Mad to live­, as Kerouac would have wanted.

WHEEL LIFE: Kristen Stewart and Garrett Hedlund.

The journey to create a film version of Jack Kerouac's 1957 ode to the Beat Generation, On the Road, has been a treacherous one. Over the years, Francis Ford Coppola, Gus Van Sant and Joel Schumacher have all tried and failed to bring the frantic, chatter-filled North American travels of Dean Moriarty and Sal Paradise to the silver screen. How, then, did director Walter Salles and screenwriter Jose Rivera succeed where so many others have failed? 

The two accepted the challenge by embracing the challenges that lay within the text. In its print version, the story is too sprawling and jagged for a literal adaptation. So Rivera hacked away at the edges, emerging with a streamlined version of the narrative that focuses on the strange, almost erotic attraction between Dean (Garrett Hedlund) and Sal (Sam Riley). The two leads don't shy away from this, looking at each other with slight twinges of hunger on which they never dare act. 

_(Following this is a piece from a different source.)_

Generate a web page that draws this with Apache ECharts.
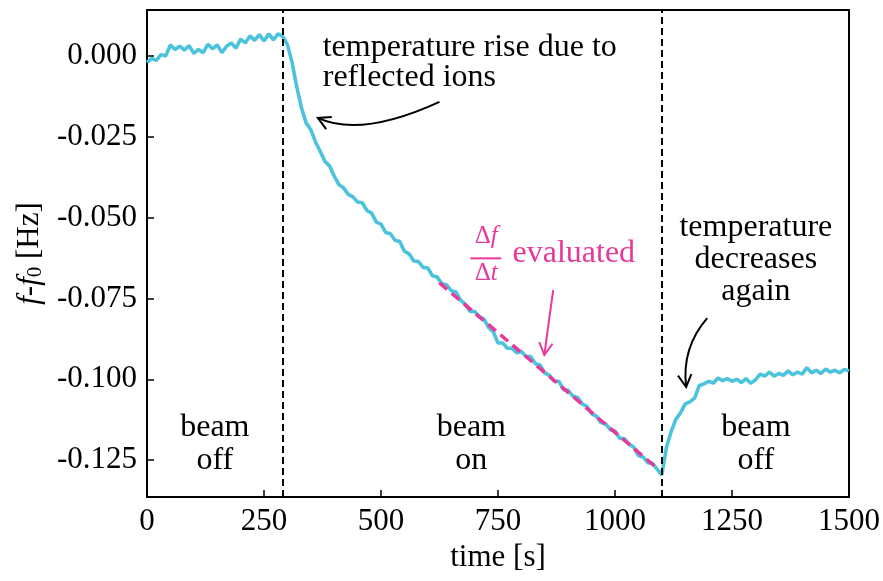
<!DOCTYPE html>
<html><head><meta charset="utf-8">
<script src="https://cdn.jsdelivr.net/npm/echarts@6/dist/echarts.min.js"></script>
<style>html,body{margin:0;padding:0;background:#fff}#c{width:883px;height:581px}</style>
</head><body><div id="c"></div>
<script>
// ---- data ----
const times = [0,10,20,30,40,50,60,70,80,90,100,110,120,130,140,150,160,170,180,190,
200,210,220,230,240,250,260,270,280,290,300,310,320,330,340,350,360,370,380,390,
400,410,420,430,440,450,460,470,480,490,500,510,520,530,540,550,560,570,580,590,
600,610,620,630,640,650,660,670,680,690,700,710,720,730,740,750,760,770,780,790,
800,810,820,830,840,850,860,870,880,890,900,910,920,930,940,950,960,970,980,990,
1000,1010,1020,1030,1040,1050,1060,1070,1080,1090,1100,1110,1120,1130,1140,1150,1160,1170,1180,1190,
1200,1210,1220,1230,1240,1250,1260,1270,1280,1290,1300,1310,1320,1330,1340,1350,1360,1370,1380,1390,
1400,1410,1420,1430,1440,1450,1460,1470,1480,1490,1500];
const freq = [-0.0020,-0.0008,-0.0014,0.0004,0.0000,0.0034,0.0020,0.0030,0.0018,0.0032,
0.0008,0.0020,0.0010,0.0036,0.0022,0.0034,0.0010,0.0030,0.0040,0.0024,
0.0052,0.0040,0.0062,0.0048,0.0066,0.0046,0.0068,0.0050,0.0068,0.0060,
0.0035,-0.0020,-0.0096,-0.0160,-0.0207,-0.0228,-0.0266,-0.0295,-0.0326,-0.0340,
-0.0372,-0.0398,-0.0408,-0.0428,-0.0436,-0.0452,-0.0454,-0.0478,-0.0486,-0.0514,
-0.0520,-0.0546,-0.0550,-0.0570,-0.0574,-0.0604,-0.0612,-0.0634,-0.0636,-0.0654,
-0.0656,-0.0680,-0.0684,-0.0704,-0.0708,-0.0726,-0.0730,-0.0755,-0.0768,-0.0790,
-0.0790,-0.0806,-0.0814,-0.0840,-0.0854,-0.0888,-0.0888,-0.0904,-0.0904,-0.0918,
-0.0914,-0.0930,-0.0930,-0.0952,-0.0956,-0.0980,-0.0988,-0.1006,-0.1006,-0.1032,
-0.1034,-0.1052,-0.1056,-0.1076,-0.1084,-0.1106,-0.1114,-0.1134,-0.1138,-0.1156,
-0.1160,-0.1182,-0.1184,-0.1200,-0.1210,-0.1236,-0.1240,-0.1258,-0.1260,-0.1278,
-0.1296,-0.1210,-0.1162,-0.1124,-0.1104,-0.1076,-0.1070,-0.1058,-0.1020,-0.1014,
-0.1006,-0.1012,-0.0996,-0.1004,-0.0998,-0.1006,-0.1000,-0.1010,-0.0998,-0.1012,
-0.1002,-0.0984,-0.0990,-0.0978,-0.0990,-0.0982,-0.0988,-0.0974,-0.0986,-0.0978,
-0.0984,-0.0964,-0.0980,-0.0972,-0.0982,-0.0968,-0.0978,-0.0972,-0.0980,-0.0970,-0.0974];
const fitT = [625, 1090];
const fitF = [-0.0702, -0.1275];
const beamEdges = [290, 1100];
const yTicks = [0, -0.025, -0.05, -0.075, -0.1, -0.125];
const xTicks = [0, 250, 500, 750, 1000, 1250, 1500];

// ---- chart ----
const FONT = '"Liberation Serif", "Times New Roman", serif';
const BLUE = '#4cc3dd';
const PINK = '#e8399b';
const chart = echarts.init(document.getElementById('c'), null, {renderer: 'canvas'});
const series = times.map((t, i) => [t, freq[i]]);
const fit = fitT.map((t, i) => [t, fitF[i]]);
const frameLine = {onZero: false, lineStyle: {color: '#000', width: 2}};

chart.setOption({
  animation: false,
  grid: {left: 147, right: 33, top: 10, bottom: 84, show: false},
  xAxis: [{
    type: 'value', min: xTicks[0], max: xTicks[xTicks.length - 1], interval: 250,
    axisLine: frameLine,
    axisTick: {inside: true, length: 7, lineStyle: {color: '#000', width: 1.5}},
    axisLabel: {color: '#000', fontFamily: FONT, fontSize: 31, margin: 9, formatter: v => String(v)},
    splitLine: {show: false},
    name: 'time [s]', nameLocation: 'middle', nameGap: 42,
    nameTextStyle: {color: '#000', fontFamily: FONT, fontSize: 31}
  }, {
    type: 'value', position: 'top', min: 0, max: 1500,
    axisLine: frameLine,
    axisTick: {show: false}, axisLabel: {show: false}, splitLine: {show: false}
  }],
  yAxis: [{
    type: 'value', min: -0.1364, max: 0.0142,
    axisLine: Object.assign({show: true}, frameLine),
    axisTick: {show: true, inside: true, length: 7, customValues: yTicks, lineStyle: {color: '#000', width: 1.5}},
    axisLabel: {customValues: yTicks, color: '#000', fontFamily: FONT, fontSize: 31, margin: 10,
      formatter: v => v.toFixed(3)},
    splitLine: {show: false},
    name: '{i|f}-{i|f}{s|0} [Hz]', nameLocation: 'middle', nameGap: 100, nameRotate: 90,
    nameTextStyle: {color: '#000', fontFamily: FONT, fontSize: 31,
      rich: {
        i: {fontStyle: 'italic', fontFamily: FONT, fontSize: 31, color: '#000'},
        s: {fontFamily: FONT, fontSize: 21, color: '#000', verticalAlign: 'bottom', padding: [12, 0, 0, 0]}
      }}
  }, {
    type: 'value', position: 'right', min: -0.1364, max: 0.0142,
    axisLine: Object.assign({show: true}, frameLine),
    axisTick: {show: false}, axisLabel: {show: false}, splitLine: {show: false}
  }],
  series: [{
    type: 'line', data: series, showSymbol: false, symbol: 'none',
    lineStyle: {color: BLUE, width: 3.6}, z: 3,
    markLine: {
      silent: true, symbol: 'none', label: {show: false},
      lineStyle: {color: '#000', width: 2, type: [7, 4]},
      data: beamEdges.map(x => ({xAxis: x}))
    }
  }, {
    type: 'line', data: fit, showSymbol: false, symbol: 'none',
    lineStyle: {color: PINK, width: 3.5, type: [10, 6]}, z: 4
  }]
});

// ---- annotations (placed in data coordinates) ----
function px(t, f) { return chart.convertToPixel({xAxisIndex: 0, yAxisIndex: 0}, [t, f]); }
function head(tip, from, color) {
  const dx = tip[0] - from[0], dy = tip[1] - from[1];
  const len = Math.hypot(dx, dy), ux = dx / len, uy = dy / len;
  const L = 14, a = 0.5;
  const p = s => [tip[0] - L * (ux * Math.cos(a) - s * uy * Math.sin(a)),
                  tip[1] - L * (uy * Math.cos(a) + s * ux * Math.sin(a))];
  return {type: 'polyline', shape: {points: [p(1), tip, p(-1)]},
          style: {stroke: color, lineWidth: 2, fill: null}, z: 10};
}
function curveArrow(p0, c, p2, color) {
  const a = px(...p0), b = px(...c), d = px(...p2);
  return [{type: 'bezierCurve', shape: {x1: a[0], y1: a[1], cpx1: b[0], cpy1: b[1], x2: d[0], y2: d[1]},
           style: {stroke: color, lineWidth: 2, fill: null}, z: 10}, head(d, b, color)];
}
function label(t, f, text, align, color, size) {
  const p = px(t, f);
  return {type: 'text', x: p[0], y: p[1], z: 10,
    style: {text: text, font: (size || 32) + 'px ' + FONT, fill: color || '#000',
            align: align || 'center', verticalAlign: 'middle'}};
}
const g = [];
g.push(...curveArrow([625, -0.01423], [457, -0.02537], [365, -0.01918], '#000'));
g.push(...curveArrow([1197, -0.0811], [1142, -0.0903], [1152, -0.1024], '#000'));
g.push(...curveArrow([868, -0.0724], [858, -0.0825], [849, -0.0925], PINK));
g.push(label(375.5, 0.0025, 'temperature rise due to', 'left'));
g.push(label(375.5, -0.0068, 'reflected ions', 'left'));
g.push(label(1301, -0.0530, 'temperature'));
g.push(label(1301, -0.0629, 'decreases'));
g.push(label(1301, -0.0730, 'again'));
g.push(label(145, -0.1150, 'beam'));
g.push(label(145, -0.1252, 'off'));
g.push(label(693, -0.1150, 'beam'));
g.push(label(693, -0.1252, 'on'));
g.push(label(1301, -0.1150, 'beam'));
g.push(label(1301, -0.1252, 'off'));
// fraction Δf/Δt evaluated
g.push(label(725, -0.0558, 'Δ{i|f}', 'center', PINK, 25));
g.push(label(725, -0.0674, 'Δ{i|t}', 'center', PINK, 25));
g.push(label(781, -0.0610, 'evaluated', 'left', PINK, 32));
const fb1 = px(691, -0.0626), fb2 = px(757, -0.0626);
g.push({type: 'line', shape: {x1: fb1[0], y1: fb1[1], x2: fb2[0], y2: fb2[1]}, style: {stroke: PINK, lineWidth: 2}, z: 10});
g.forEach(e => {
  if (e.type === 'text' && e.style.text.indexOf('{i|') >= 0) {
    e.style.rich = {i: {fontStyle: 'italic', fontFamily: FONT, fontSize: 25, fill: PINK}};
  }
});
chart.setOption({graphic: g});
</script>
</body></html>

With some notable exceptions—including a weary salesman played by Steve Buscemi—Dean focuses his lust on the women in his life, whom he repeatedly embraces and discards. The two most locked in his orbit are the young Marylou (Kristen Stewart in full sex-and-sass mode) and Camille (Kirsten Dunst), a put-upon beauty who bears Dean's kids. Rivera lets you see the emotional scars inflicted on these women by their partners' wanderlust. It's a beautiful layer of depth to what could have otherwise been a threadbare plot. 

Salles and cinematographer Eric Gautier took on the hardest part: to make the experience of travel as alluring onscreen as Kerouac does through his writing. They wrap every frame in rich, warm colors, so that even when Sal is huffing his way along a snowy stretch of road, you yearn to be walking alongside him. 

More than that, the feeling the cast and crew bring forth is a rare one in movies about young people: a sense of inclusion and possibility. In one scene, Dean, Sal, Marylou and a few dozen friends spend New Year's Eve dancing to Dizzy Gillespie in a small apartment. It's so far removed from, and so much more inspiring than, the rager of 21 & Over. With On The Road, you don't need an invitation, just a desire and madness to live.

Critic's Grade: B+

SEE IT: On the Road is rated R. It opens Friday at Living Room Theaters.